El ser humano es así de dañino, le desea algo malo al prójimo cuando no camina al ritmo que estima oportuno.
Una imbecilidad muy frecuente, perenne diría yo, es querer convencer a los demás de que las calamidades del prójimo son castigos divinos por su mal hacer y considerar, al mismo tiempo, que las propias son de orden natural.
Conversación ¿ficticia? de dos miembros de una iglesia en la puerta del templo:
- ¿Te enteraste de que la hija de Fulanita ha muerto?, su coche chocó contra un camión y (¡zasca!, pudo haber añadido) falleció en el acto.
- Sí, me he enterado. Son las cosas del Señor. Esa chica, cosa mala, llevaba varios años sin reunirse, se había apartado de la iglesia y ya se sabe, el Señor la ha castigado.
¿Les ha parecido exagerado este corto diálogo? Pues de ejemplos así y otros cargados con la misma crueldad están saciados ya algunos oídos. No trato de acusar a nadie en particular sino destacar la actitud que toman algunas personas que se tienen por sumos creyentes sin darse cuenta de lo alejados que están de entender la gracia de Dios. Se creen jueces supremos, siempre a la caza, condenando y culpando en cualquier momento y lugar, ya sea dentro o fuera de las iglesias a toda persona que considera salida del tiesto, sin saber siquiera, ni importarle, cuál fue el motivo por el que adoptaron tal decisión.
Participamos en conversaciones así sin escrúpulo alguno y lo peor es la frecuencia con que se da esta clase de diálogo, ya sea tras de la muerte de un ser querido, ya sea cuando viene una enfermedad grave, cuando la persona en cuestión se queda sin trabajo. Sea cual sea la desgracia, estas personas ven el complot de un Dios que se gusta y se divierte en la venganza, que se deleita en hacer infelices a sus criaturas, y no solo a las que considera culpables, sino que deriva el castigo a sus familiares y amigos que sufren con ellos. Por cierto, dicho sea de paso, curiosamente estas conversaciones no se dan cuando a la persona que se ha apartado de las reuniones le va bien y vive sin dificultades.
Estos ministros de lo terrenal y lo divino predican infundiendo terror, amenazando con el daño que se puede recibir del Creador más que de la compasión que se obtiene de él.
El ser humano es así de dañino, le desea algo malo al prójimo cuando no camina al ritmo que estima oportuno, y lo que es peor aún, se sienta a observar cómo Dios se venga, a ver cualquier atisbo de desgracia para sumarla a su lista de “condenaciones”.
No exagero en decir que identifican la desdicha, grande o pequeña, con la obra de un Dios sentado en un trono majestuoso que con su cetro señala a uno u otro y manda a sus ángeles a ejecutar la acción mortífera ipso facto.

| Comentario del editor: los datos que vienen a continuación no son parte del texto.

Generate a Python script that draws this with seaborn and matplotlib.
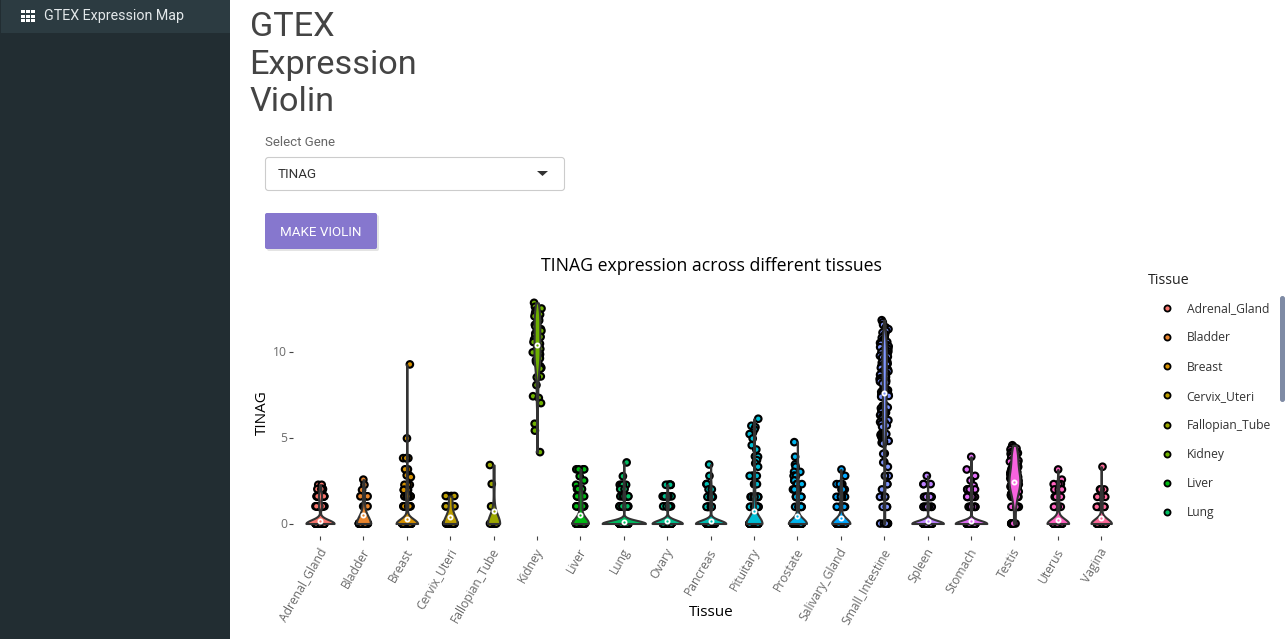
import matplotlib
matplotlib.use("Agg")
import matplotlib.pyplot as plt
from matplotlib.lines import Line2D
from matplotlib.patches import FancyBboxPatch, Polygon, Rectangle
from matplotlib.transforms import ScaledTranslation
import numpy as np
import pandas as pd
import seaborn as sns

TISSUES = ["Adrenal_Gland", "Bladder", "Breast", "Cervix_Uteri", "Fallopian_Tube", "Kidney",
           "Liver", "Lung", "Ovary", "Pancreas", "Pituitary", "Prostate", "Salivary_Gland",
           "Small_Intestine", "Spleen", "Stomach", "Testis", "Uterus", "Vagina"]
COLORS = ["#F8766D", "#E9842C", "#D69100", "#BC9D00", "#9CA700", "#6FB000", "#00B813", "#00BD61",
          "#00C08E", "#00C0B4", "#00BDD4", "#00B5EE", "#00A7FF", "#7F96FF", "#BC81FF", "#E26EF7",
          "#F863DF", "#FF62BF", "#FF6A9A"]
MEDIANS = [0.15, 0.5, 0.25, 0.4, 0.7, 10.4, 0.5, 0.1, 0.15, 0.15, 0.7, 0.45, 0.3, 7.6, 0.15, 0.15,
           2.4, 0.2, 0.3]

adrenal = [2.25, 2.25] + [2.0] * 5 + [1.58] * 14 + [1.0] * 14 + [0.0] * 140
bladder = [2.55, 2.25, 1.95, 1.58, 1.58, 1.58, 1.0, 1.0, 1.0] + [0.0] * 40
breast = [9.25, 4.95, 3.8, 3.8, 3.8, 3.8, 3.15, 3.15, 2.8, 2.8, 2.7, 2.25, 2.25, 2.25, 2.25] + [1.95] * 5 + \
         [1.58] * 10 + [1.0] * 10 + [0.0] * 120
cervix = [1.6, 1.6, 1.6, 1.6, 1.0, 1.0, 1.0] + [0.0] * 22
fallopian = [3.4, 2.3, 1.0] + [0.0] * 12
kidney = [12.83, 12.6, 12.5, 12.4, 12.3, 12.2, 12.15, 12.05, 11.9, 11.8, 11.7, 11.6, 11.55, 11.45, 11.3, 11.2,
          11.05, 10.95, 10.85, 10.7, 10.6, 10.55, 10.45, 10.3, 10.25, 10.15, 10.05, 9.95, 9.85, 9.8, 9.7, 9.6,
          9.5, 9.4, 9.3, 9.15, 9.05, 9.0, 8.55, 8.5, 8.05, 7.4, 7.3, 7.0, 5.8, 5.4, 4.15]
liver = [3.15, 3.15, 3.15, 3.15, 2.75, 2.5, 2.25, 2.0, 2.0, 2.0, 2.0] + [1.58] * 8 + [1.0] * 10 + [0.0] * 70
lung = [3.55, 2.75, 2.25, 2.25, 2.25, 2.25, 2.0, 2.0] + [1.58] * 10 + [1.0] * 12 + [0.0] * 220
ovary = [2.25] * 6 + [1.58] * 9 + [1.0] * 9 + [0.0] * 130
pancreas = [3.43, 2.77, 2.29, 2.29, 2.29, 1.98, 1.98] + [1.55] * 8 + [0.97] * 9 + [0.0] * 130
pituitary = [6.09, 5.68, 5.6, 5.47, 5.27, 5.2, 4.94, 4.55, 4.3, 3.9, 3.88, 3.68, 3.5, 3.3, 2.77, 2.77, 2.77, 2.77,
             2.29, 2.29, 2.29, 2.29, 2.29] + [1.55] * 10 + [0.97] * 12 + [0.0] * 110
prostate = [4.73, 3.88, 3.43, 3.3, 3.0, 3.0, 2.77, 2.77, 2.77, 2.5, 2.5, 2.29, 2.29, 2.29, 1.98, 1.98, 1.98, 1.98] + \
           [1.55] * 10 + [0.97] * 10 + [0.0] * 110
salivary = [3.14, 2.77, 2.29, 2.29, 2.29, 2.29, 1.98, 1.98, 1.98] + [1.55] * 7 + [0.97] * 8 + [0.0] * 90
small_intestine = [11.82, 11.7, 11.55, 11.4, 11.3, 11.2, 11.1, 11.0, 10.9, 10.85, 10.8, 10.7, 10.65, 10.6, 10.55,
                   10.5, 10.45, 10.4, 10.35, 10.3, 10.25, 10.2, 10.15, 10.1, 10.05, 10.0, 9.95, 9.9, 9.85, 9.8,
                   9.75, 9.7, 9.65, 9.6, 9.55, 9.5, 9.45, 9.4, 9.35, 9.3, 9.25, 9.2, 9.15, 9.1, 9.05, 9.0, 8.95,
                   8.9, 8.85, 8.8, 8.75, 8.7, 8.65, 8.6, 8.55, 8.5, 8.45, 8.4, 8.35, 8.3, 8.25, 8.2, 8.14,
                   7.78, 7.75, 7.72, 7.7, 7.68, 7.65, 7.62, 7.6, 7.58, 7.55, 7.52, 7.5, 7.45, 7.42, 7.4, 7.37,
                   6.88, 6.85, 6.8, 6.75, 6.7, 6.65, 6.6, 6.55, 6.5, 6.45, 6.4, 6.35, 6.3, 6.25, 6.2, 6.15, 6.1,
                   6.05, 6.0, 5.9, 5.85, 5.8, 5.7, 5.62, 5.23, 5.2, 5.15, 5.1, 5.05, 5.0, 4.95, 4.9, 4.85, 4.8,
                   4.75, 4.7, 4.65, 4.07, 4.05, 3.58, 3.55, 3.3, 2.77, 2.77, 2.29, 2.29, 1.98, 1.55, 1.55, 1.55,
                   0.97, 0.97, 0.97, 0.0, 0.0, 0.0, 0.0, 0.0, 0.0]
spleen = [2.77, 2.29, 2.29, 2.29] + [1.55] * 8 + [0.97] * 8 + [0.0] * 150
stomach = [3.88, 3.14, 2.77, 2.5, 2.2, 1.98, 1.98, 1.98, 1.98] + [1.55] * 8 + [0.97] * 8 + [0.0] * 150
testis = [4.55, 4.45, 4.4, 4.36, 4.3, 4.25, 4.2, 4.15, 4.1, 4.07, 4.05, 4.0, 3.95, 3.9, 3.85, 3.8, 3.78, 3.75, 3.7,
          3.65, 3.6, 3.55, 3.5, 3.45, 3.4, 3.35, 3.3, 3.25, 3.2, 3.15, 3.1, 3.05, 3.0, 2.98, 2.95, 2.9, 2.88, 2.85,
          2.82, 2.8, 2.77, 2.75, 2.72, 2.7, 2.68, 2.65, 2.62, 2.6, 2.58, 2.55, 2.52, 2.5, 2.48, 2.45, 2.42, 2.4, 2.38,
          2.35, 2.32, 2.3, 2.29, 2.27, 2.25, 2.22, 2.2, 2.18, 2.15, 2.12, 2.1, 2.05, 2.0, 1.98, 1.95, 1.9, 1.85, 1.8,
          1.75, 1.7, 1.65, 1.55, 1.55, 1.55, 1.55, 1.55, 0.97, 0.97, 0.97, 0.97, 0.97, 0.0, 0.0, 0.0, 0.0, 0.0, 0.0]
uterus = [3.14, 2.55, 2.29, 2.29, 2.29, 1.98, 1.98, 1.98] + [1.55] * 6 + [0.97] * 7 + [0.0] * 80
vagina = [3.3, 1.98, 1.98, 1.98] + [1.55] * 6 + [0.97] * 6 + [0.0] * 75
SERIES = [adrenal, bladder, breast, cervix, fallopian, kidney, liver, lung, ovary, pancreas, pituitary,
          prostate, salivary, small_intestine, spleen, stomach, testis, uterus, vagina]

VIOLIN_WIDTHS = [0.65, 0.32, 0.5, 0.32, 0.28, 0.14, 0.37, 1.0, 0.7, 0.7, 0.37, 0.42, 0.42, 0.1, 0.73, 0.73,
                 0.25, 0.5, 0.47]
KDE_BANDWIDTHS = [0.22, 0.45, 0.27, 0.45, 0.5, 0.55, 0.35, 0.18, 0.2, 0.2, 0.4, 0.3, 0.3, 0.55, 0.18, 0.18,
                  0.45, 0.28, 0.28]

W, H = 1287, 639
sns.set_theme(style="white")
plt.rcParams["font.family"] = ["Open Sans", "DejaVu Sans"]
fig = plt.figure(figsize=(W / 100, H / 100), dpi=100, facecolor="white")

# page furniture, in pixel coordinates
bg = fig.add_axes([0, 0, 1, 1], zorder=0)
bg.set_xlim(0, W)
bg.set_ylim(H, 0)
bg.axis("off")
bg.add_patch(Rectangle((0, 0), 230, H, color="#222d32", lw=0))
bg.add_patch(Rectangle((1, 0), 229, 33, color="#2c3b41", lw=0))
for gx in (21, 26, 31):
    for gy in (10, 14.5, 19):
        bg.add_patch(Rectangle((gx, gy), 3.6, 3.4, color="white", lw=0))
rb = "Roboto"
bg.text(44.5, 16, "GTEX Expression Map", family=rb, fontsize=10.3, color="#e3e8ea", va="center")
for line, yy in zip(["GTEX", "Expression", "Violin"], [27, 65, 102]):
    bg.text(249.5, yy, line, family=rb, fontsize=24.7, color="#444444", va="center")
bg.text(265, 142, "Select Gene", family=rb, fontsize=9.55, color="#666666", va="center")
bg.add_patch(FancyBboxPatch((265.5, 157.5), 299, 33, boxstyle="round,pad=0,rounding_size=3",
                            fc="white", ec="#cccccc", lw=0.8))
bg.text(278, 175, "TINAG", family=rb, fontsize=9.6, color="#333333", va="center")
bg.add_patch(Polygon([[537, 171], [548, 171], [542.5, 176]], color="#333333", lw=0))
bg.add_patch(FancyBboxPatch((267, 215), 112, 36, boxstyle="round,pad=0,rounding_size=2",
                            fc="#e4e4e4", ec="none"))
bg.add_patch(FancyBboxPatch((265, 213), 112, 36, boxstyle="round,pad=0,rounding_size=2",
                            fc="#8677ce", ec="none"))
bg.text(321, 232, "MAKE VIOLIN", family=rb, fontsize=9.6, color="white", va="center", ha="center")
bg.add_patch(FancyBboxPatch((1280, 296), 5, 106, boxstyle="round,pad=0,rounding_size=2.5",
                            fc="#7f8ba5", ec="none"))

# chart
L, R, T, B = 293, 1129, 290, 536
ax = fig.add_axes([L / W, 1 - B / H, (R - L) / W, (B - T) / H], zorder=1)
ax.patch.set_alpha(0)
long_df = pd.DataFrame([(t, v) for t, vals in zip(TISSUES, SERIES) for v in vals], columns=["Tissue", "TINAG"])
med_df = pd.DataFrame({"Tissue": TISSUES, "TINAG": MEDIANS})
palette = dict(zip(TISSUES, COLORS))

sns.stripplot(data=long_df, x="Tissue", y="TINAG", hue="Tissue", order=TISSUES, hue_order=TISSUES,
              palette=palette, jitter=0.105, size=4.7, edgecolor="black", linewidth=1.55, legend=False, zorder=1, ax=ax)
for t, c, w, b, vals in zip(TISSUES, COLORS, VIOLIN_WIDTHS, KDE_BANDWIDTHS, SERIES):
    sns.violinplot(data=long_df[long_df.Tissue == t], x="Tissue", y="TINAG", order=TISSUES, color=c, width=w,
                   density_norm="width", cut=0, inner=None, linewidth=1.5, linecolor="#333333", saturation=1,
                   bw_method=b / np.std(vals, ddof=1), ax=ax)
sns.stripplot(data=med_df, x="Tissue", y="TINAG", hue="Tissue", order=TISSUES, hue_order=TISSUES,
              palette=palette, jitter=False, size=3.0, edgecolor="white", linewidth=1.3, legend=False, zorder=5, ax=ax)

ax.set_xlim(-0.622, (R - 320) / 43.4)
ax.set_ylim(-(B - 523.5) / 17.2, (523.5 - T) / 17.2)
ax.set_yticks([0, 5, 10])
sns.despine(ax=ax, left=True, bottom=True, top=True, right=True)
ax.tick_params(axis="both", length=3.2, width=0.8, color="#444444", labelcolor="#6a6a6a", labelsize=8.7,
               left=True, bottom=True, pad=1)
ax.tick_params(axis="x", pad=4)
shift = ScaledTranslation(-2.5 / 100, 0, fig.dpi_scale_trans)
for lab in ax.get_xticklabels():
    lab.set_rotation(60)
    lab.set_ha("right")
    lab.set_rotation_mode("anchor")
    lab.set_transform(lab.get_transform() + shift)
ax.set_title("TINAG expression across different tissues", fontsize=12.7, color="black", pad=14)
ax.set_xlabel("Tissue", fontsize=11, color="black")
ax.xaxis.set_label_coords(0.5, -(613 - B) / (B - T), transform=ax.transAxes)
ax.xaxis.label.set_va("center")
ax.set_ylabel("TINAG", fontsize=11, color="black")
ax.yaxis.set_label_coords((262 - L) / (R - L), 0.5, transform=ax.transAxes)
ax.yaxis.label.set_va("center")

handles = [Line2D([], [], ls="", marker="o", ms=4.4, mfc=c, mec="black", mew=1.3) for c in COLORS[:8]]
leg = ax.legend(handles, TISSUES[:8], title="Tissue", loc="upper left", frameon=False, alignment="left",
                bbox_to_anchor=(1148 / W, 1 - 273 / H), bbox_transform=fig.transFigure, borderpad=0, borderaxespad=0,
                handlelength=3.2, handletextpad=0.0, labelspacing=1.335, fontsize=8.7, title_fontsize=10.3)
leg._legend_box.sep = 10.3
leg.get_title().set_color("#222222")
for txt in leg.get_texts():
    txt.set_color("#333333")

fig.savefig("out.png", dpi=100)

Desde luego no creo en esa divinidad, perdónenme los que sí apuestan por ella. Si a quien miro es a Jesús, no puedo ver en él tanta maldad. Por supuesto no estoy a favor de esta clase de condenación y por lo tanto no comparto estos pensamientos tan brutales que sobre el Dios vengativo algunos predican. No, no puedo estar de acuerdo y me sorprende que para ellos y para los suyos, estas personas tengan una comprensión descomunal y no se den por aludidos en nada de lo que estén haciendo mal, pues no juzgan su comportamiento, ni ven la viga de ignorancia que tienen incrustada en sus pupilas, esa que les impide la visión de sí mismos, pues sus desgracias, afirman, forman parte del día a día de la vida ordinaria y no de un castigo de parte de Dios. Ese castigo lo dejan para el otro.
Predican a un Dios lleno de odio que no da libertad de elección y a quien se atreve a decidir, le castiga. Esta actitud que se predica dentro y fuera de las iglesias me recuerda a la de los maltratadores cuando dicen: O eres mía o de nadie. Si la persona no es de Dios, la maltrata, la enferma, la humilla, la castiga de mil maneras e incluso le quita la vida, ya sea de repente o a través de una agónica enfermedad.
Así lo ven y así lo comunican, pero ese no es mi Señor.
Centrémonos en el evangelio de las buenas noticias que trae gracia a nuestras vidas y que el Señor tenga misericordia de todos nosotros porque desconocemos su gran naturaleza y nos hacemos una pobre y mísera idea de él, pues según es la podredumbre y vacuidad de nuestras mentes, así le anunciamos, olvidándonos de su amor, su gracia, su compasión y su comprensión.